**COLLECTED MATERIAL**
● ● ● ● ● ● ●
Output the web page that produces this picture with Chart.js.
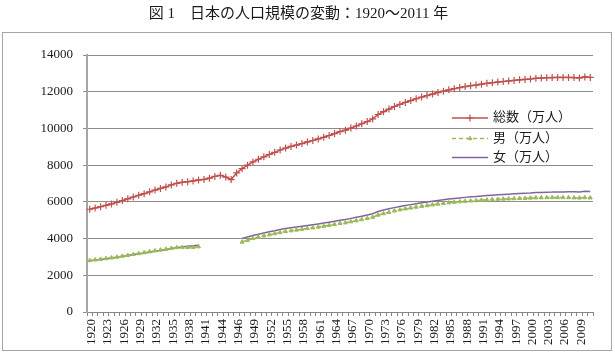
<!DOCTYPE html>
<html>
<head>
<meta charset="utf-8">
<script src="https://cdn.jsdelivr.net/npm/chart.js@4.4.1/dist/chart.umd.min.js"></script>
<style>
  html, body { margin: 0; padding: 0; background: #fff; }
</style>
</head>
<body>
<canvas id="chart" width="615" height="357"></canvas>
<script>
// categories (1945 appears twice in the source table)
const years = [
  '1920','1921','1922','1923','1924','1925','1926','1927','1928','1929',
  '1930','1931','1932','1933','1934','1935','1936','1937','1938','1939',
  '1940','1941','1942','1943','1944','1945','1945','1946','1947','1948',
  '1949','1950','1951','1952','1953','1954','1955','1956','1957','1958',
  '1959','1960','1961','1962','1963','1964','1965','1966','1967','1968',
  '1969','1970','1971','1972','1973','1974','1975','1976','1977','1978',
  '1979','1980','1981','1982','1983','1984','1985','1986','1987','1988',
  '1989','1990','1991','1992','1993','1994','1995','1996','1997','1998',
  '1999','2000','2001','2002','2003','2004','2005','2006','2007','2008',
  '2009','2010','2011'
];

// 総数（万人）
const totalPop = [
  5596,5666,5739,5812,5888,5974,6074,6166,6264,6359,
  6445,6545,6643,6731,6814,6925,7011,7063,7101,7138,
  7193,7222,7288,7388,7443,7350,7215,7575,7810,8000,
  8177,8320,8454,8581,8698,8824,8928,9017,9093,9177,
  9264,9342,9429,9518,9616,9718,9828,9904,10020,10133,
  10254,10372,10515,10760,10910,11057,11194,11309,11417,11519,
  11616,11706,11790,11873,11954,12031,12105,12166,12224,12278,
  12326,12361,12410,12457,12494,12527,12557,12586,12616,12647,
  12667,12693,12729,12744,12762,12769,12777,12777,12777,12769,
  12751,12806,12780
];

// 男（万人）
const malePop = [
  2804,2840,2876,2912,2950,2988,3041,3088,3137,3184,
  3239,3289,3338,3381,3422,3473,3514,3525,3521,3525,
  3557,null,null,null,null,null,null,null,3810,3913,
  4006,4081,4147,4210,4269,4330,4385,4429,4467,4509,
  4552,4587,4630,4673,4721,4773,4828,4863,4919,4975,
  5035,5092,5162,5282,5359,5434,5509,5568,5620,5670,
  5718,5759,5799,5840,5880,5917,5953,5982,6009,6034,
  6054,6070,6092,6112,6131,6145,6157,6166,6179,6191,
  6196,6211,6224,6229,6235,6238,6235,6235,6233,6225,
  6213,6233,6218
];

// 女（万人）
const femalePop = [
  2792,2826,2863,2900,2938,2986,3033,3078,3127,3175,
  3206,3256,3305,3350,3392,3452,3497,3538,3580,3613,
  3636,null,null,null,null,null,null,null,4000,4087,
  4171,4239,4307,4371,4429,4494,4543,4588,4626,4668,
  4712,4755,4799,4845,4895,4945,5000,5041,5101,5158,
  5219,5280,5353,5478,5551,5623,5685,5741,5797,5849,
  5898,5947,5991,6033,6074,6114,6152,6184,6215,6244,
  6272,6291,6318,6345,6363,6382,6400,6420,6437,6456,
  6471,6482,6505,6515,6527,6531,6542,6542,6544,6544,
  6538,6573,6562
];

const yTicks = [0, 2000, 4000, 6000, 8000, 10000, 12000, 14000];

const SERIF = "'Liberation Serif', 'Noto Sans CJK JP', serif";
const TEXT_COLOR = '#1a1a1a';

// outer grey frame of the chart box, below the title
const frameBox = {
  id: 'frameBox',
  beforeDraw(chart) {
    const ctx = chart.ctx;
    ctx.save();
    ctx.fillStyle = '#fff';
    ctx.fillRect(0, 0, chart.width, chart.height);
    ctx.strokeStyle = '#a6a6a6';
    ctx.lineWidth = 1;
    ctx.strokeRect(2.5, 32.5, 609, 318);
    ctx.restore();
  }
};

// legend drawn inside the plot, at the right
const innerLegend = {
  id: 'innerLegend',
  afterDatasetsDraw(chart) {
    const ctx = chart.ctx;
    const area = chart.chartArea;
    const x0 = area.right - 141;
    const x1 = area.right - 105;
    const rows = [63, 83.5, 102.5];
    ctx.save();
    chart.data.datasets.forEach((ds, i) => {
      const y = area.top + rows[i];
      ctx.strokeStyle = ds.borderColor;
      ctx.lineWidth = ds.borderWidth;
      ctx.setLineDash(ds.borderDash || []);
      ctx.beginPath();
      ctx.moveTo(x0, y);
      ctx.lineTo(x1, y);
      ctx.stroke();
      ctx.setLineDash([]);
      if (ds.pointRadius > 0) {
        ctx.fillStyle = ds.pointBackgroundColor;
        ctx.strokeStyle = ds.pointBorderColor;
        ctx.lineWidth = ds.pointBorderWidth;
        Chart.helpers.drawPoint(ctx, {
          pointStyle: ds.pointStyle,
          radius: ds.pointRadius,
          rotation: 0,
          borderWidth: ds.pointBorderWidth
        }, (x0 + x1) / 2, y);
      }
      ctx.fillStyle = TEXT_COLOR;
      ctx.font = "13px " + SERIF;
      ctx.textBaseline = 'middle';
      ctx.textAlign = 'left';
      ctx.fillText(ds.label, x1 + 5, y);
    });
    ctx.restore();
  }
};

new Chart(document.getElementById('chart'), {
  type: 'line',
  data: {
    labels: years,
    datasets: [
      {
        label: '総数（万人）',
        data: totalPop,
        borderColor: '#c0504d',
        borderWidth: 1.5,
        pointStyle: 'cross',
        pointRadius: 3.5,
        pointBorderWidth: 1.2,
        pointBorderColor: '#c0504d',
        pointBackgroundColor: '#c0504d',
        tension: 0
      },
      {
        label: '男（万人）',
        data: malePop,
        borderColor: '#9bbb59',
        borderWidth: 1.5,
        borderDash: [4, 3],
        pointStyle: 'triangle',
        pointRadius: 2.3,
        pointBorderWidth: 1,
        pointBorderColor: '#9bbb59',
        pointBackgroundColor: '#9bbb59',
        tension: 0
      },
      {
        label: '女（万人）',
        data: femalePop,
        borderColor: '#8064a2',
        borderWidth: 1.5,
        pointRadius: 0,
        tension: 0
      }
    ]
  },
  options: {
    responsive: false,
    animation: false,
    devicePixelRatio: 1,
    spanGaps: false,
    layout: { padding: { left: 4, right: 22, top: 0, bottom: 8 } },
    plugins: {
      legend: { display: false },
      tooltip: { enabled: false },
      title: {
        display: true,
        text: '図 1　日本の人口規模の変動：1920〜2011 年',
        color: TEXT_COLOR,
        font: { size: 15, family: SERIF, weight: 'normal' },
        padding: { top: 5, bottom: 32 }
      }
    },
    scales: {
      x: {
        offset: true,
        grid: {
          offset: true,
          drawOnChartArea: false,
          drawTicks: true,
          tickLength: 4,
          color: '#868686'
        },
        border: { color: '#868686', width: 1 },
        ticks: {
          autoSkip: false,
          minRotation: 90,
          maxRotation: 90,
          padding: 3,
          labelOffset: 2,
          color: TEXT_COLOR,
          font: { size: 13, family: SERIF },
          callback(value, index) {
            return index % 3 === 0 ? this.getLabelForValue(value) : '';
          }
        },
        afterFit(scale) { scale.height = 37; }
      },
      y: {
        min: yTicks[0],
        max: yTicks[yTicks.length - 1],
        afterBuildTicks(scale) {
          scale.ticks = yTicks.map(v => ({ value: v }));
        },
        grid: { color: '#8c8c8c', tickLength: 4, drawTicks: true },
        border: { color: '#a6a6a6', width: 2 },
        ticks: {
          padding: 10,
          color: TEXT_COLOR,
          font: { size: 13, family: SERIF },
          callback: v => String(v)
        },
        afterFit(scale) { scale.width = 83; }
      }
    }
  },
  plugins: [frameBox, innerLegend]
});
</script>
</body>
</html>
● ● ● ● ● ● ●
**INSTRUCTION**
Without the pictures, write out the whole listing above exactly as it appears.

**RESPONSE**
Output the web page that produces this picture with Chart.js.
<!DOCTYPE html>
<html>
<head>
<meta charset="utf-8">
<script src="https://cdn.jsdelivr.net/npm/chart.js@4.4.1/dist/chart.umd.min.js"></script>
<style>
  html, body { margin: 0; padding: 0; background: #fff; }
</style>
</head>
<body>
<canvas id="chart" width="615" height="357"></canvas>
<script>
// categories (1945 appears twice in the source table)
const years = [
  '1920','1921','1922','1923','1924','1925','1926','1927','1928','1929',
  '1930','1931','1932','1933','1934','1935','1936','1937','1938','1939',
  '1940','1941','1942','1943','1944','1945','1945','1946','1947','1948',
  '1949','1950','1951','1952','1953','1954','1955','1956','1957','1958',
  '1959','1960','1961','1962','1963','1964','1965','1966','1967','1968',
  '1969','1970','1971','1972','1973','1974','1975','1976','1977','1978',
  '1979','1980','1981','1982','1983','1984','1985','1986','1987','1988',
  '1989','1990','1991','1992','1993','1994','1995','1996','1997','1998',
  '1999','2000','2001','2002','2003','2004','2005','2006','2007','2008',
  '2009','2010','2011'
];

// 総数（万人）
const totalPop = [
  5596,5666,5739,5812,5888,5974,6074,6166,6264,6359,
  6445,6545,6643,6731,6814,6925,7011,7063,7101,7138,
  7193,7222,7288,7388,7443,7350,7215,7575,7810,8000,
  8177,8320,8454,8581,8698,8824,8928,9017,9093,9177,
  9264,9342,9429,9518,9616,9718,9828,9904,10020,10133,
  10254,10372,10515,10760,10910,11057,11194,11309,11417,11519,
  11616,11706,11790,11873,11954,12031,12105,12166,12224,12278,
  12326,12361,12410,12457,12494,12527,12557,12586,12616,12647,
  12667,12693,12729,12744,12762,12769,12777,12777,12777,12769,
  12751,12806,12780
];

// 男（万人）
const malePop = [
  2804,2840,2876,2912,2950,2988,3041,3088,3137,3184,
  3239,3289,3338,3381,3422,3473,3514,3525,3521,3525,
  3557,null,null,null,null,null,null,null,3810,3913,
  4006,4081,4147,4210,4269,4330,4385,4429,4467,4509,
  4552,4587,4630,4673,4721,4773,4828,4863,4919,4975,
  5035,5092,5162,5282,5359,5434,5509,5568,5620,5670,
  5718,5759,5799,5840,5880,5917,5953,5982,6009,6034,
  6054,6070,6092,6112,6131,6145,6157,6166,6179,6191,
  6196,6211,6224,6229,6235,6238,6235,6235,6233,6225,
  6213,6233,6218
];

// 女（万人）
const femalePop = [
  2792,2826,2863,2900,2938,2986,3033,3078,3127,3175,
  3206,3256,3305,3350,3392,3452,3497,3538,3580,3613,
  3636,null,null,null,null,null,null,null,4000,4087,
  4171,4239,4307,4371,4429,4494,4543,4588,4626,4668,
  4712,4755,4799,4845,4895,4945,5000,5041,5101,5158,
  5219,5280,5353,5478,5551,5623,5685,5741,5797,5849,
  5898,5947,5991,6033,6074,6114,6152,6184,6215,6244,
  6272,6291,6318,6345,6363,6382,6400,6420,6437,6456,
  6471,6482,6505,6515,6527,6531,6542,6542,6544,6544,
  6538,6573,6562
];

const yTicks = [0, 2000, 4000, 6000, 8000, 10000, 12000, 14000];

const SERIF = "'Liberation Serif', 'Noto Sans CJK JP', serif";
const TEXT_COLOR = '#1a1a1a';

// outer grey frame of the chart box, below the title
const frameBox = {
  id: 'frameBox',
  beforeDraw(chart) {
    const ctx = chart.ctx;
    ctx.save();
    ctx.fillStyle = '#fff';
    ctx.fillRect(0, 0, chart.width, chart.height);
    ctx.strokeStyle = '#a6a6a6';
    ctx.lineWidth = 1;
    ctx.strokeRect(2.5, 32.5, 609, 318);
    ctx.restore();
  }
};

// legend drawn inside the plot, at the right
const innerLegend = {
  id: 'innerLegend',
  afterDatasetsDraw(chart) {
    const ctx = chart.ctx;
    const area = chart.chartArea;
    const x0 = area.right - 141;
    const x1 = area.right - 105;
    const rows = [63, 83.5, 102.5];
    ctx.save();
    chart.data.datasets.forEach((ds, i) => {
      const y = area.top + rows[i];
      ctx.strokeStyle = ds.borderColor;
      ctx.lineWidth = ds.borderWidth;
      ctx.setLineDash(ds.borderDash || []);
      ctx.beginPath();
      ctx.moveTo(x0, y);
      ctx.lineTo(x1, y);
      ctx.stroke();
      ctx.setLineDash([]);
      if (ds.pointRadius > 0) {
        ctx.fillStyle = ds.pointBackgroundColor;
        ctx.strokeStyle = ds.pointBorderColor;
        ctx.lineWidth = ds.pointBorderWidth;
        Chart.helpers.drawPoint(ctx, {
          pointStyle: ds.pointStyle,
          radius: ds.pointRadius,
          rotation: 0,
          borderWidth: ds.pointBorderWidth
        }, (x0 + x1) / 2, y);
      }
      ctx.fillStyle = TEXT_COLOR;
      ctx.font = "13px " + SERIF;
      ctx.textBaseline = 'middle';
      ctx.textAlign = 'left';
      ctx.fillText(ds.label, x1 + 5, y);
    });
    ctx.restore();
  }
};

new Chart(document.getElementById('chart'), {
  type: 'line',
  data: {
    labels: years,
    datasets: [
      {
        label: '総数（万人）',
        data: totalPop,
        borderColor: '#c0504d',
        borderWidth: 1.5,
        pointStyle: 'cross',
        pointRadius: 3.5,
        pointBorderWidth: 1.2,
        pointBorderColor: '#c0504d',
        pointBackgroundColor: '#c0504d',
        tension: 0
      },
      {
        label: '男（万人）',
        data: malePop,
        borderColor: '#9bbb59',
        borderWidth: 1.5,
        borderDash: [4, 3],
        pointStyle: 'triangle',
        pointRadius: 2.3,
        pointBorderWidth: 1,
        pointBorderColor: '#9bbb59',
        pointBackgroundColor: '#9bbb59',
        tension: 0
      },
      {
        label: '女（万人）',
        data: femalePop,
        borderColor: '#8064a2',
        borderWidth: 1.5,
        pointRadius: 0,
        tension: 0
      }
    ]
  },
  options: {
    responsive: false,
    animation: false,
    devicePixelRatio: 1,
    spanGaps: false,
    layout: { padding: { left: 4, right: 22, top: 0, bottom: 8 } },
    plugins: {
      legend: { display: false },
      tooltip: { enabled: false },
      title: {
        display: true,
        text: '図 1　日本の人口規模の変動：1920〜2011 年',
        color: TEXT_COLOR,
        font: { size: 15, family: SERIF, weight: 'normal' },
        padding: { top: 5, bottom: 32 }
      }
    },
    scales: {
      x: {
        offset: true,
        grid: {
          offset: true,
          drawOnChartArea: false,
          drawTicks: true,
          tickLength: 4,
          color: '#868686'
        },
        border: { color: '#868686', width: 1 },
        ticks: {
          autoSkip: false,
          minRotation: 90,
          maxRotation: 90,
          padding: 3,
          labelOffset: 2,
          color: TEXT_COLOR,
          font: { size: 13, family: SERIF },
          callback(value, index) {
            return index % 3 === 0 ? this.getLabelForValue(value) : '';
          }
        },
        afterFit(scale) { scale.height = 37; }
      },
      y: {
        min: yTicks[0],
        max: yTicks[yTicks.length - 1],
        afterBuildTicks(scale) {
          scale.ticks = yTicks.map(v => ({ value: v }));
        },
        grid: { color: '#8c8c8c', tickLength: 4, drawTicks: true },
        border: { color: '#a6a6a6', width: 2 },
        ticks: {
          padding: 10,
          color: TEXT_COLOR,
          font: { size: 13, family: SERIF },
          callback: v => String(v)
        },
        afterFit(scale) { scale.width = 83; }
      }
    }
  },
  plugins: [frameBox, innerLegend]
});
</script>
</body>
</html>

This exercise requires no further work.